(Stated goal) Output the material below unchanged, apart from leaving out the pictures.

--

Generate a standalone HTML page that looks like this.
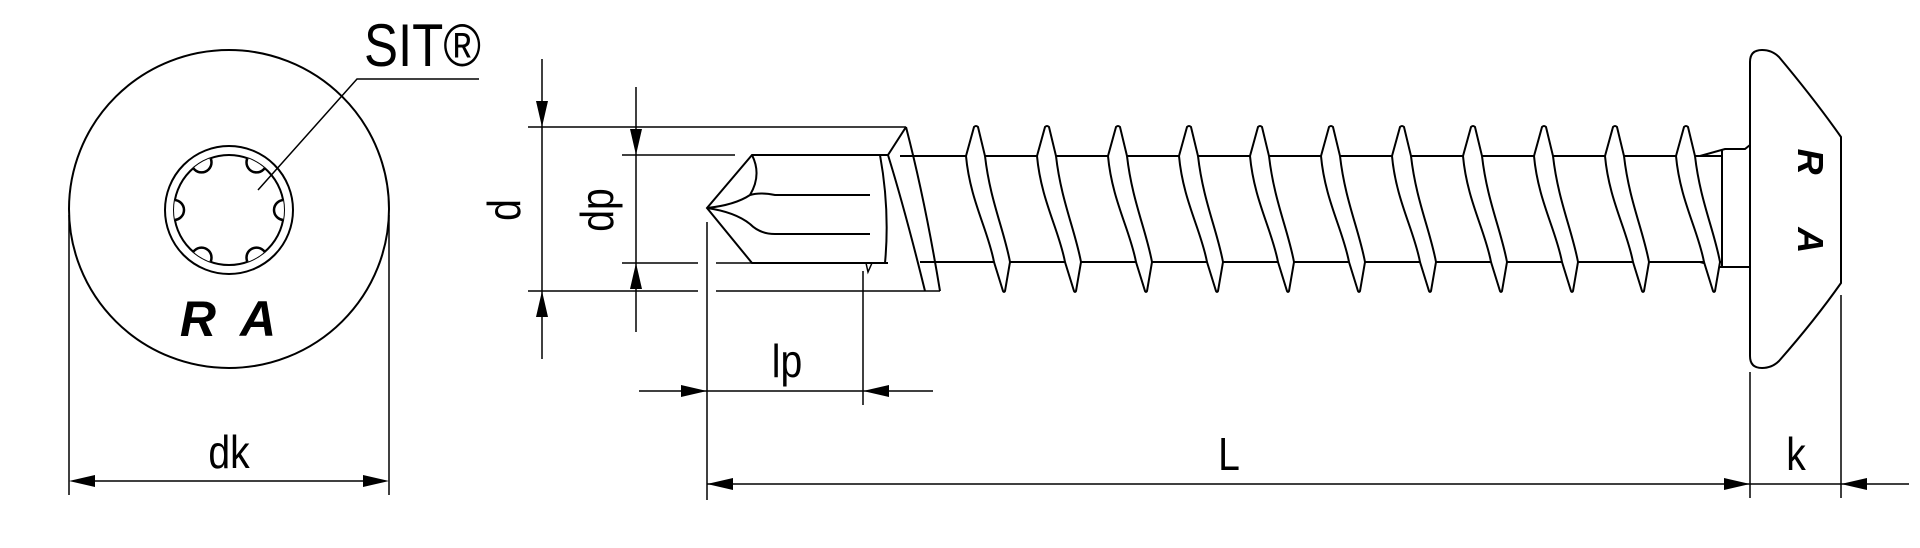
<!DOCTYPE html>
<html><head><meta charset="utf-8"><style>html,body{margin:0;padding:0;background:#fff}svg{display:block}</style></head>
<body>
<svg width="1920" height="548" viewBox="0 0 1920 548" xmlns="http://www.w3.org/2000/svg" font-family="'Liberation Sans', sans-serif">
<defs><clipPath id="cp"><circle cx="229" cy="210" r="55"/></clipPath></defs>
<g fill="none" stroke="#000" stroke-width="2">
<ellipse cx="229" cy="209" rx="160" ry="159"/>
<circle cx="229" cy="210" r="64"/>
<circle cx="229" cy="210" r="55"/>
<g fill="#fff" clip-path="url(#cp)" stroke-width="2.5">
<circle cx="284" cy="210" r="10"/><circle cx="256.5" cy="257.6" r="10"/><circle cx="201.5" cy="257.6" r="10"/>
<circle cx="174" cy="210" r="10"/><circle cx="201.5" cy="162.4" r="10"/><circle cx="256.5" cy="162.4" r="10"/>
</g>
<path d="M479 79 H357 L258 190" stroke-width="1.5"/>
<path d="M69 215 V495 M389 215 V495 M80 481 H378" stroke-width="1.5"/>
<path d="M542 59 V359 M636 87 V332" stroke-width="1.5"/>
<path d="M528 127 H906 M528 291 H698 M716 291 H940 M622 155 H735 M622 263 H698 M716 263 H752" stroke-width="1.5"/>
<path d="M888 155 H752 L707 208 L752 263 H888"/>
<path d="M752 155 Q762 175 750 195 Q735 205 707 208 M707 208 Q735 212 750 224 M750 195 Q760 192 775 195 H870 M750 224 Q760 234 775 234 H870"/>
<path d="M906 127 L888 155 Q905 210 925 291 M906 127 Q925 200 940 291 M880 155 Q890 210 885 263 H888"/>
<path d="M866 263 L868 272 L872 263" stroke-width="1.5"/>
<path d="M707 222 V500 M863 271 V405 M639 391 H933 M707 484 H1909 M1750 372 V498 M1841 295 V498" stroke-width="1.5"/>
<path d="M900 156 H1722 M920 262 H1722 M1722 149 V267 M1700 156 L1725 149 H1745 L1750 145 M1700 262 L1719 267 H1750 L1750 270"/>
<path d="M1750 62 Q1750 50 1762 50 Q1772 50 1779 57 Q1815 100 1841 137 V283 Q1815 320 1779 361 Q1772 368 1762 368 Q1750 368 1750 356 Z"/>
</g>
<g fill="#fff" stroke="#000" stroke-width="2" id="th">
<path d="M966 156 L974 127 Q976 125 978 127 L985 156 C990 200 1004 230 1010 262 L1005 291 Q1004 293 1003 291 L994 262 C988 230 970 200 966 156 Z"/>
</g>
<use href="#th" transform="translate(71,0)"/><use href="#th" transform="translate(142,0)"/><use href="#th" transform="translate(213,0)"/>
<use href="#th" transform="translate(284,0)"/><use href="#th" transform="translate(355,0)"/><use href="#th" transform="translate(426,0)"/>
<use href="#th" transform="translate(497,0)"/><use href="#th" transform="translate(568,0)"/><use href="#th" transform="translate(639,0)"/>
<use href="#th" transform="translate(710,0)"/>
<g fill="#000">
<path d="M69 481 L95 475 L95 487 Z M389 481 L363 475 L363 487 Z"/>
<path d="M542 127 L536 101 L548 101 Z M542 291 L536 317 L548 317 Z"/>
<path d="M636 155 L630 129 L642 129 Z M636 263 L630 289 L642 289 Z"/>
<path d="M707 391 L681 385 L681 397 Z M863 391 L889 385 L889 397 Z"/>
<path d="M707 484 L733 478 L733 490 Z M1750 484 L1724 478 L1724 490 Z M1841 484 L1867 478 L1867 490 Z"/>
</g>
<text transform="translate(364,66) scale(0.85,1)" font-size="60">SIT®</text>
<text x="231" y="336" font-size="50" font-weight="bold" font-style="italic" text-anchor="middle" letter-spacing="6">R A</text>
<text transform="translate(229,468) scale(0.85,1)" font-size="46" text-anchor="middle">dk</text>
<text transform="translate(787,377) scale(0.85,1)" font-size="46" text-anchor="middle">lp</text>
<text transform="translate(1229,470) scale(0.85,1)" font-size="46" text-anchor="middle">L</text>
<text transform="translate(1796,470) scale(0.85,1)" font-size="46" text-anchor="middle">k</text>
<text transform="translate(520,210) rotate(-90) scale(0.85,1)" font-size="46" text-anchor="middle">d</text>
<text transform="translate(613,210) rotate(-90) scale(0.85,1)" font-size="46" text-anchor="middle">dp</text>
<text transform="translate(1798,212) rotate(90)" font-size="36" font-weight="bold" font-style="italic" text-anchor="middle" letter-spacing="22">R A</text>
</svg>
</body></html>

--

(Output below)
Generate a standalone HTML page that looks like this.
<!DOCTYPE html>
<html><head><meta charset="utf-8"><style>html,body{margin:0;padding:0;background:#fff}svg{display:block}</style></head>
<body>
<svg width="1920" height="548" viewBox="0 0 1920 548" xmlns="http://www.w3.org/2000/svg" font-family="'Liberation Sans', sans-serif">
<defs><clipPath id="cp"><circle cx="229" cy="210" r="55"/></clipPath></defs>
<g fill="none" stroke="#000" stroke-width="2">
<ellipse cx="229" cy="209" rx="160" ry="159"/>
<circle cx="229" cy="210" r="64"/>
<circle cx="229" cy="210" r="55"/>
<g fill="#fff" clip-path="url(#cp)" stroke-width="2.5">
<circle cx="284" cy="210" r="10"/><circle cx="256.5" cy="257.6" r="10"/><circle cx="201.5" cy="257.6" r="10"/>
<circle cx="174" cy="210" r="10"/><circle cx="201.5" cy="162.4" r="10"/><circle cx="256.5" cy="162.4" r="10"/>
</g>
<path d="M479 79 H357 L258 190" stroke-width="1.5"/>
<path d="M69 215 V495 M389 215 V495 M80 481 H378" stroke-width="1.5"/>
<path d="M542 59 V359 M636 87 V332" stroke-width="1.5"/>
<path d="M528 127 H906 M528 291 H698 M716 291 H940 M622 155 H735 M622 263 H698 M716 263 H752" stroke-width="1.5"/>
<path d="M888 155 H752 L707 208 L752 263 H888"/>
<path d="M752 155 Q762 175 750 195 Q735 205 707 208 M707 208 Q735 212 750 224 M750 195 Q760 192 775 195 H870 M750 224 Q760 234 775 234 H870"/>
<path d="M906 127 L888 155 Q905 210 925 291 M906 127 Q925 200 940 291 M880 155 Q890 210 885 263 H888"/>
<path d="M866 263 L868 272 L872 263" stroke-width="1.5"/>
<path d="M707 222 V500 M863 271 V405 M639 391 H933 M707 484 H1909 M1750 372 V498 M1841 295 V498" stroke-width="1.5"/>
<path d="M900 156 H1722 M920 262 H1722 M1722 149 V267 M1700 156 L1725 149 H1745 L1750 145 M1700 262 L1719 267 H1750 L1750 270"/>
<path d="M1750 62 Q1750 50 1762 50 Q1772 50 1779 57 Q1815 100 1841 137 V283 Q1815 320 1779 361 Q1772 368 1762 368 Q1750 368 1750 356 Z"/>
</g>
<g fill="#fff" stroke="#000" stroke-width="2" id="th">
<path d="M966 156 L974 127 Q976 125 978 127 L985 156 C990 200 1004 230 1010 262 L1005 291 Q1004 293 1003 291 L994 262 C988 230 970 200 966 156 Z"/>
</g>
<use href="#th" transform="translate(71,0)"/><use href="#th" transform="translate(142,0)"/><use href="#th" transform="translate(213,0)"/>
<use href="#th" transform="translate(284,0)"/><use href="#th" transform="translate(355,0)"/><use href="#th" transform="translate(426,0)"/>
<use href="#th" transform="translate(497,0)"/><use href="#th" transform="translate(568,0)"/><use href="#th" transform="translate(639,0)"/>
<use href="#th" transform="translate(710,0)"/>
<g fill="#000">
<path d="M69 481 L95 475 L95 487 Z M389 481 L363 475 L363 487 Z"/>
<path d="M542 127 L536 101 L548 101 Z M542 291 L536 317 L548 317 Z"/>
<path d="M636 155 L630 129 L642 129 Z M636 263 L630 289 L642 289 Z"/>
<path d="M707 391 L681 385 L681 397 Z M863 391 L889 385 L889 397 Z"/>
<path d="M707 484 L733 478 L733 490 Z M1750 484 L1724 478 L1724 490 Z M1841 484 L1867 478 L1867 490 Z"/>
</g>
<text transform="translate(364,66) scale(0.85,1)" font-size="60">SIT®</text>
<text x="231" y="336" font-size="50" font-weight="bold" font-style="italic" text-anchor="middle" letter-spacing="6">R A</text>
<text transform="translate(229,468) scale(0.85,1)" font-size="46" text-anchor="middle">dk</text>
<text transform="translate(787,377) scale(0.85,1)" font-size="46" text-anchor="middle">lp</text>
<text transform="translate(1229,470) scale(0.85,1)" font-size="46" text-anchor="middle">L</text>
<text transform="translate(1796,470) scale(0.85,1)" font-size="46" text-anchor="middle">k</text>
<text transform="translate(520,210) rotate(-90) scale(0.85,1)" font-size="46" text-anchor="middle">d</text>
<text transform="translate(613,210) rotate(-90) scale(0.85,1)" font-size="46" text-anchor="middle">dp</text>
<text transform="translate(1798,212) rotate(90)" font-size="36" font-weight="bold" font-style="italic" text-anchor="middle" letter-spacing="22">R A</text>
</svg>
</body></html>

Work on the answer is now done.